When I flipped on CNN last week to learn more about the shooting at NIU, I found that I couldn't quite make the images on TV fit with my memories of Cole Hall. Everything was so familiar about the building and the campus. And, of course, that's no big surprise, since I grew up in and around DeKalb and went to NIU for my Bachelor's degree.

The building looked pretty much as I remembered it. A squat little building, barely one story tall, it only has two large lecture halls on the main floor, both with sloping concrete floors with two wide aisles and molded plastic chairs welded to utilitarian metal bars arranged into three sections. There are four doors, two small ones in front, one of which is a fire exit that leads outside, and two sets of double doors in back.

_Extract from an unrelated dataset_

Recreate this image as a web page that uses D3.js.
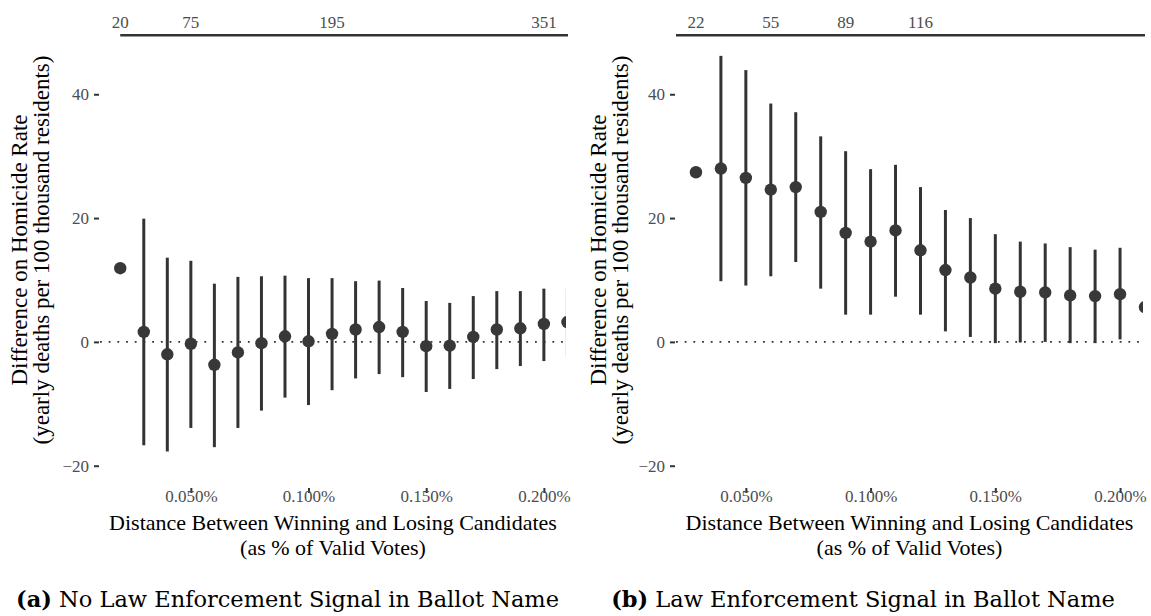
<!DOCTYPE html>
<html>
<head>
<meta charset="utf-8">
<script src="https://cdn.jsdelivr.net/npm/d3@7/dist/d3.min.js"></script>
<style>
body{margin:0;background:#fff;}
svg text{font-family:"Liberation Serif","Times New Roman",serif;}
.tick text{fill:#4d4d4d;font-size:17px;font-family:"Liberation Serif","Times New Roman",serif;}
.tick line{stroke:#333;stroke-width:2;}
.toplab{fill:#4d4d4d;font-size:17px;}
.atitle{fill:#000;font-size:22px;}
.ytitle{fill:#000;font-size:23px;}
.caption{font-family:"DejaVu Serif",serif !important;font-size:22.5px;fill:#000;}
</style>
</head>
<body>
<div id="chart"></div>
<script>
// panel (a): no law enforcement signal
var distA = [0.02, 0.03, 0.04, 0.05, 0.06, 0.07, 0.08, 0.09, 0.10, 0.11, 0.12, 0.13, 0.14, 0.15, 0.16, 0.17, 0.18, 0.19, 0.20, 0.21];
var estA  = [11.9, 1.6, -2.0, -0.3, -3.7, -1.7, -0.2, 0.9, 0.1, 1.3, 2.0, 2.4, 1.6, -0.7, -0.6, 0.8, 2.0, 2.2, 2.9, 3.2];
var loA   = [null, -16.7, -17.7, -13.9, -17.0, -13.9, -11.1, -9.0, -10.2, -7.8, -5.9, -5.2, -5.7, -8.1, -7.6, -6.0, -4.4, -3.9, -3.1, -2.4];
var hiA   = [null, 19.9, 13.6, 13.1, 9.4, 10.5, 10.6, 10.7, 10.3, 10.3, 9.8, 9.9, 8.7, 6.6, 6.3, 7.4, 8.2, 8.2, 8.6, 8.6];
var topDistA = [0.02, 0.05, 0.11, 0.20];
var topNA    = ["20", "75", "195", "351"];

// panel (b): law enforcement signal
var distB = [0.03, 0.04, 0.05, 0.06, 0.07, 0.08, 0.09, 0.10, 0.11, 0.12, 0.13, 0.14, 0.15, 0.16, 0.17, 0.18, 0.19, 0.20, 0.21];
var estB  = [27.4, 28.0, 26.5, 24.6, 25.0, 21.0, 17.6, 16.2, 18.0, 14.8, 11.6, 10.4, 8.6, 8.1, 8.0, 7.5, 7.4, 7.7, 5.6];
var loB   = [null, 9.8, 9.1, 10.6, 12.9, 8.6, 4.4, 4.4, 7.3, 4.4, 1.7, 0.8, -0.2, -0.1, 0.0, -0.2, -0.2, 0.4, -0.5];
var hiB   = [null, 46.2, 43.9, 38.5, 37.1, 33.2, 30.8, 27.9, 28.6, 25.0, 21.3, 20.0, 17.4, 16.2, 15.9, 15.3, 14.9, 15.2, 12.5];
var topDistB = [0.03, 0.06, 0.09, 0.12];
var topNB    = ["22", "55", "89", "116"];

var xTicks = [0.05, 0.10, 0.15, 0.20];
var yTicks = [-20, 0, 20, 40];
var yTitle = ["Difference on Homicide Rate", "(yearly deaths per 100 thousand residents)"];
var xTitle = ["Distance Between Winning and Losing Candidates", "(as % of Valid Votes)"];
var capTags = ["(a)", "(b)"];
var capTexts = [" No Law Enforcement Signal in Ballot Name", " Law Enforcement Signal in Ballot Name"];

function init(){
    var w = 1151;
    var h = 616;
    var top = 28, bottom = 488;
    var serif = "Liberation Serif, Times New Roman, serif";

    var svg = d3.select("#chart")
            .append("svg")
            .attr("width", w)
            .attr("height", h)
            .attr("font-family", serif);

    var yScale = d3.scaleLinear()
            .domain([-23.6, 50.7])
            .range([bottom, top]);

    var panels = [
        {left:100, right:566, domain:[0.0114, 0.2094], dist:distA, est:estA, lo:loA, hi:hiA,
         topDist:topDistA, topN:topNA, topStart:0.02, titleX:27, capX:287.5},
        {left:676, right:1143, domain:[0.022, 0.2092], dist:distB, est:estB, lo:loB, hi:hiB,
         topDist:topDistB, topN:topNB, topStart:0.022, titleX:606, capX:863}
    ];

    panels.forEach(function(p, k){
        var xScale = d3.scaleLinear()
                .domain(p.domain)
                .range([p.left, p.right]);

        var data = p.dist.map(function(d, i){
            return {dist:d, est:p.est[i], lo:p.lo[i], hi:p.hi[i]};
        });

        svg.append("clipPath")
            .attr("id", "clip" + k)
            .append("rect")
            .attr("x", p.left)
            .attr("y", top)
            .attr("width", p.right - p.left)
            .attr("height", bottom - top);

        var g = svg.append("g").attr("clip-path", "url(#clip" + k + ")");

        // zero reference
        g.append("line")
            .attr("x1", p.left)
            .attr("x2", p.right)
            .attr("y1", yScale(0))
            .attr("y2", yScale(0))
            .attr("stroke", "#333")
            .attr("stroke-width", 1.8)
            .style("stroke-dasharray", ("1.8, 6.9"));

        g.selectAll(".ci")
            .data(data.filter(function(d){ return d.lo !== null; }))
            .enter()
            .append("line")
            .attr("class", "ci")
            .attr("x1", function(d){ return xScale(d.dist); })
            .attr("x2", function(d){ return xScale(d.dist); })
            .attr("y1", function(d){ return yScale(d.lo); })
            .attr("y2", function(d){ return yScale(d.hi); })
            .attr("stroke", "#333")
            .attr("stroke-width", 3);

        g.selectAll(".pt")
            .data(data)
            .enter()
            .append("circle")
            .attr("class", "pt")
            .attr("cx", function(d){ return xScale(d.dist); })
            .attr("cy", function(d){ return yScale(d.est); })
            .attr("r", 6.2)
            .attr("fill", "#383838");

        // sample size axis on top
        svg.append("line")
            .attr("x1", xScale(p.topStart))
            .attr("x2", p.right + 2)
            .attr("y1", 35.3)
            .attr("y2", 35.3)
            .attr("stroke", "#333")
            .attr("stroke-width", 2.5);

        svg.selectAll(".toplab" + k)
            .data(p.topDist)
            .enter()
            .append("text")
            .attr("class", "toplab")
            .attr("x", function(d){ return xScale(d); })
            .attr("y", 27.5)
            .attr("text-anchor", "middle")
            .text(function(d, i){ return p.topN[i]; });

        var xAxis = d3.axisBottom()
                .scale(xScale)
                .tickValues(xTicks)
                .tickSize(5)
                .tickPadding(-3)
                .tickFormat(function(d){ return d3.format(".3f")(d) + "%"; });

        var yAxis = d3.axisLeft()
                .scale(yScale)
                .tickValues(yTicks)
                .tickSize(5)
                .tickPadding(5);

        svg.append("g")
            .attr("transform", "translate(0," + bottom + ")")
            .call(xAxis)
            .attr("font-family", serif)
            .attr("font-size", null)
            .call(function(a){ a.select(".domain").remove(); });

        svg.append("g")
            .attr("transform", "translate(" + (p.left - 1) + ",0)")
            .call(yAxis)
            .attr("font-family", serif)
            .attr("font-size", null)
            .call(function(a){ a.select(".domain").remove(); });

        // axis titles
        var xt = svg.append("text")
            .attr("class", "atitle")
            .attr("text-anchor", "middle");
        xTitle.forEach(function(t, i){
            xt.append("tspan")
                .attr("x", (p.left + p.right) / 2)
                .attr("y", 530 + i * 24.5)
                .text(t);
        });

        var yt = svg.append("text")
            .attr("class", "ytitle")
            .attr("text-anchor", "middle")
            .attr("transform", "translate(" + p.titleX + ",250) rotate(-90)");
        yTitle.forEach(function(t, i){
            yt.append("tspan")
                .attr("x", 0)
                .attr("y", i * 21.5)
                .text(t);
        });

        // sub-figure caption
        var cap = svg.append("text")
            .attr("class", "caption")
            .attr("x", p.capX)
            .attr("y", 607)
            .attr("text-anchor", "middle");
        cap.append("tspan").attr("font-weight", "bold").text(capTags[k]);
        cap.append("tspan").text(capTexts[k]);
    });
}

window.onload = init;
</script>
</body>
</html>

The classrooms scream functionality, though the chairs were comfortable enough for me to sleep through Anthropology videos and Finite Math lectures. And outside, from helicoptor height, I saw the two flowerbeds that I helped to plant and maintain during the summers that I worked on NIU's grounds crew.

Everything fit, except for a parking lot full of ambulances and people, an otherwise blank slab of concrete with no buildings in the shot to serve as reference points. I couldn't make it work with my mental picture of the place. I knew that it had to be one of two parking lots. But whether it was because of renovations to the campus or because of the snow that erased the course of Williston Creek from view, I couldn't make up my mind which parking lot it was. Such a small and meaningless detail. But, for some reason, it caused me a lot of anxiety. Every time the news flashed back to that scene, I had a small panic attack because I couldn't pinpoint where those people were standing or where the ambulances were parked in a place that I had known my whole life.

Surely, it had to be the closer of the two parking lots, the one between Cole Hall and Founder's Library, the one right near Neptune and the Holmes Student Center. But the details didn't quite fit...

Well, it's over now, and it's good to know that my friends and family who live and work on or around the campus are all okay. But for closure's sake, I think I'll find myself, someday, standing in a parking lot reconciling my memories of the place with those TV images.

Wednesday, February 13, 2008

Favorite Promotional Deal Ever!

It's that time of year, again folks -- the time of year when Les Schwab Tires holds their "Free Beef" promotional deal. That's right. Buy a set of tires and get some steaks to bring home with you. Nothing says new tires like a nice juicy steak. Oh yeah. :) You have to admit, it's a pretty nifty promotion. Why would I buy tires anywhere else this time of year?

Sunday, February 10, 2008

Caucusing for Obama

Having grown up in Illinois, a primary state, I'd never attended a caucus before. Since I moved to Washington and learned that my primary vote wouldn't count for anything, I decided to go check out the caucus process. And I wasn't alone. It seemed that there were people who had lived here for years, who had never been to a caucus and who also decided that this was the year to come check it out.

It was kind of interesting. And I was actually surprised to see just how many democrats there were in this part of the state and just how many chose to take their Saturday afternoons off to cast a vote and say "Aye" a couple of times. It will be interesting to hear what the actual turnout of voters was. Run smoothly the whole thing could've taken 20-30 minutes. Instead, it took our precinct about 2 hours.

So we gathered, all of these Democrats, in the high school cafeteria. We said the "Pledge of Allegiance" to a tiny flag held out in one hand by a man standing on a bench. We stood around lunch room tables, struggling to hear each other over the din of other precincts discussing their choices, repeating things over and over to an elderly gentleman with a hearing aid in the back. "No, you don't need to choose a candidate." "Yes, you can mark that you are undecided." "If you signed in on a sheet for a different precinct when you arrived, you need to find that sheet and cross yourself off." (I did that one... :P ) And then we cast our votes. Our precinct had 6 delegates to allocate between the 35 people who showed up. Four went to Obama; two went to Clinton. "Is it bad," I thought as I cast my vote, "that I needed to look at the sticker I'm wearing to know how to spell 'Barak'?"

There were a couple of highlights that had nothing to do with who chose who but with who showed up. In my precinct, there was a high school student, who must have just turned 18 or would turn 18 by the election date. She was voted as a delegate to the county caucus, and she was really excited about it. The other story is that I saw a woman there who recently became a citizen, and so she was voting in her first American election.

And while it did get a little boring, like when our windbag precinct chair read aloud to all 35 of us what the precinct should do if only one person showed up to caucus as tables around us cleared to go, I must admit that it was an interesting and a gratifying experience. It was much more gratifying, say, than the isolation of a voting booth, where you fill in a little box and wait for the results to be counted later that night.